Les violences commises à l’encontre des DDH et des manifestants pacifiques qui se rassemblent pour faire campagne et dénoncer les violations systémiques des droits humains s’inscrivent dans une série d’abus et de représailles à l’encontre des DDH au Pakistan, et des DDH baloutches en particulier. Front Line Defenders a déjà documenté l’ouverture de fausses affaires judiciaires contre des défenseur⸱ses des droits humains au cours des derniers mois, les menaces d’arrestation et le fait que des défenseur·ses soient taxés de terroristes. Les défenseuses des droits humains sont confrontées à des abus sexistes en ligne et dans les espaces physiques. En décembre 2023 et janvier 2024, l’État pakistanais a eu recours à une force disproportionnée et à de fausses arrestations pour tenter d’écraser la longue marche Baloutche, menée par des familles de disparus et des défenseuses des droits humains.
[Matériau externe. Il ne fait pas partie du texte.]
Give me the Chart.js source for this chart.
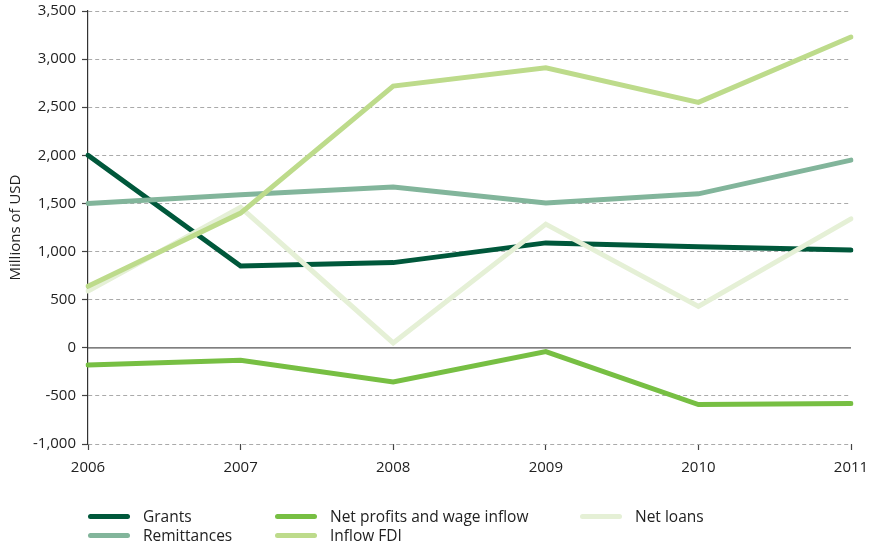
<!DOCTYPE html>
<html>
<head>
<meta charset="utf-8">
<script src="https://cdn.jsdelivr.net/npm/chart.js@4"></script>
<style>
  html, body { margin: 0; padding: 0; background: #fff; }
  #wrap { position: relative; width: 869px; height: 547px; overflow: hidden; }
  #box { position: absolute; left: 0; top: 0; width: 869px; height: 490px; }
  #legend { position: absolute; left: 0; top: 0; width: 869px; height: 547px; pointer-events: none;
            font-family: "Open Sans", sans-serif; font-size: 15.5px; color: #222; }
  .item { position: absolute; display: flex; align-items: center; height: 20px; white-space: nowrap; }
  .sw { width: 42px; height: 5px; border-radius: 3px; margin-right: 13px; }
</style>
</head>
<body>
<div id="wrap">
  <div id="box"><canvas id="c"></canvas></div>
  <div id="legend"></div>
</div>
<script>
const years = ["2006", "2007", "2008", "2009", "2010", "2011"];
const grants = [2000, 850, 885, 1090, 1050, 1015];
const remittances = [1500, 1590, 1670, 1505, 1600, 1950];
const netProfits = [-180, -130, -355, -40, -590, -580];
const inflowFDI = [640, 1400, 2720, 2910, 2550, 3230];
const netLoans = [590, 1460, 50, 1285, 430, 1340];
const seriesNames = ["Grants", "Remittances", "Net profits and wage inflow", "Inflow FDI", "Net loans"];
const seriesColors = ["#00583b", "#82b59b", "#77bf43", "#bddb8b", "#e5f0d6"];
const yMin = -1000, yMax = 3500, yStep = 500;

const seriesData = [grants, remittances, netProfits, inflowFDI, netLoans];
const drawOrder = [4, 3, 2, 0, 1];

const datasets = seriesNames.map((name, i) => ({
  label: name,
  data: seriesData[i],
  borderColor: seriesColors[i],
  backgroundColor: seriesColors[i],
  borderWidth: 5,
  pointRadius: 0,
  pointHoverRadius: 0,
  tension: 0,
  fill: false,
  borderCapStyle: 'round',
  order: drawOrder[i]
}));

const zeroLine = {
  id: 'zeroLine',
  beforeDatasetsDraw(chart) {
    const y = chart.scales.y.getPixelForValue(0);
    const a = chart.chartArea;
    const ctx = chart.ctx;
    ctx.save();
    ctx.strokeStyle = '#555';
    ctx.lineWidth = 1.2;
    ctx.beginPath();
    ctx.moveTo(a.left, y);
    ctx.lineTo(a.right, y);
    ctx.stroke();
    ctx.restore();
  }
};

const fontFam = '"Open Sans", sans-serif';

new Chart(document.getElementById('c'), {
  type: 'line',
  data: { labels: years, datasets },
  plugins: [zeroLine],
  options: {
    responsive: true,
    maintainAspectRatio: false,
    animation: false,
    events: [],
    layout: { padding: { top: 11, right: 18, left: 0, bottom: 0 } },
    plugins: { legend: { display: false }, tooltip: { enabled: false } },
    scales: {
      x: {
        offset: false,
        afterFit(scale) { scale.height = 46; scale.paddingRight = 0; scale.paddingLeft = 0; },
        border: { display: false },
        grid: { drawOnChartArea: false, drawTicks: true, tickLength: 6, tickColor: '#444', tickWidth: 1.2 },
        ticks: { color: '#222', padding: 9, maxRotation: 0, font: { family: fontFam, size: 15 } }
      },
      y: {
        min: yMin, max: yMax,
        afterFit(scale) { scale.width = 88; scale.paddingTop = 0; scale.paddingBottom = 0; },
        border: { display: true, color: '#333', width: 1.2, dash: [4, 3] },
        grid: {
          color: (ctx) => (ctx.tick && ctx.tick.value === 0) ? 'rgba(0,0,0,0)' : '#aaa',
          lineWidth: 1,
          tickLength: 6,
          tickColor: '#444',
          tickWidth: 1.2
        },
        ticks: {
          stepSize: yStep,
          color: '#222',
          padding: 6,
          font: { family: fontFam, size: 15 },
          callback: (v) => v.toLocaleString('en-US')
        },
        title: {
          display: true,
          text: 'Millions of USD',
          color: '#222',
          font: { family: fontFam, size: 15 },
          padding: { top: 7, bottom: 0 }
        }
      }
    }
  }
});

// Custom column-major legend
const legendPos = [
  [88, 506], [88, 525], [275, 506], [275, 525], [580, 506]
];
const legendOrder = [0, 1, 2, 3, 4];
const leg = document.getElementById('legend');
legendOrder.forEach((si, k) => {
  const d = document.createElement('div');
  d.className = 'item';
  d.style.left = legendPos[k][0] + 'px';
  d.style.top = legendPos[k][1] + 'px';
  const sw = document.createElement('span');
  sw.className = 'sw';
  sw.style.background = seriesColors[si];
  const t = document.createElement('span');
  t.textContent = seriesNames[si];
  d.appendChild(sw); d.appendChild(t);
  leg.appendChild(d);
});
</script>
</body>
</html>
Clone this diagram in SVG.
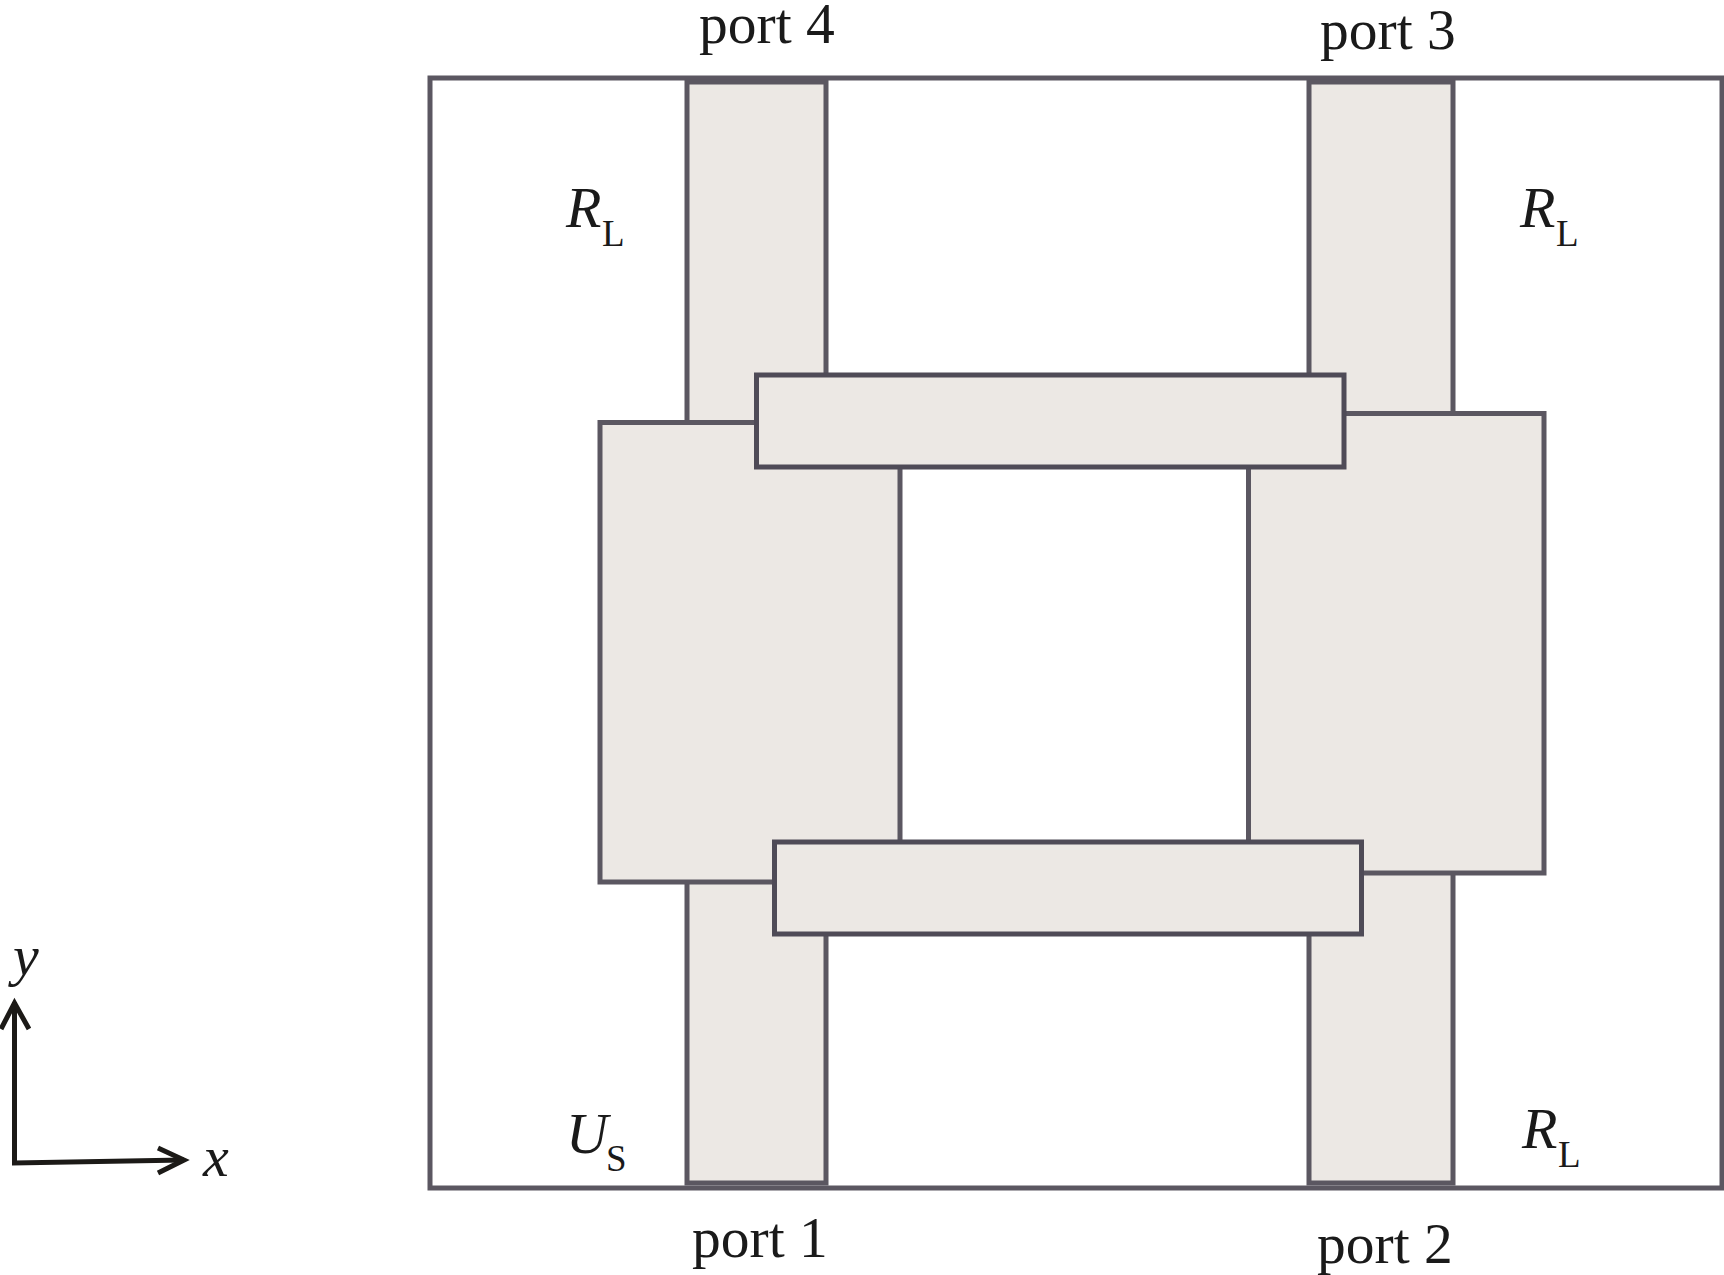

Ceux qui ont participé à la marche ont été pris pour cible pendant et après la campagne et qualifiés de terroristes.
Front Line Defenders appelle le gouvernement du Pakistan à cesser immédiatement d’avoir recours à la force contre les défenseur⸱ses des droits humains et les manifestants pacifiques à Gwadar. Nous demandons à l’État de révéler immédiatement où se trouvent les défenseur⸱ses des droits humains arrêtés, notamment Sammi Deen Baloch, la Dr Sabiha et Sabghatullah Abdul Haq, de garantir leur sécurité en détention et de les libérer immédiatement et sans condition. Front Line Defenders lance un appel urgent pour obtenir des informations et garantir la sécurité des DDH disparus Hafeez Baloch, Seema Baloch et Mahzaib Baloch. Les défenseur⸱ses des droits humains doivent être libérés, leur sécurité en détention doit être garantie, l’accès à leurs avocats, aux membres de leur famille et aux traitements médicaux doit être assuré en toute priorité.
Le gouvernement pakistanais doit respecter ses obligations nationales et internationales afin de garantir le droit de réunion pacifique et de défendre les droits de toutes les personnes qui s’engagent pacifiquement en faveur des droits humains. Le blocus des entrées et sorties de la ville de Gwadar doit cesser, afin de permettre la libre circulation des personnes dans la région. Les responsables de la violence qui s’est déchaînée contre les défenseur⸱ses des droits humains et les manifestants pacifiques, ainsi que de la détention et de la mise au secret des DDH, doivent être tenus de rendre des comptes pour leurs actes.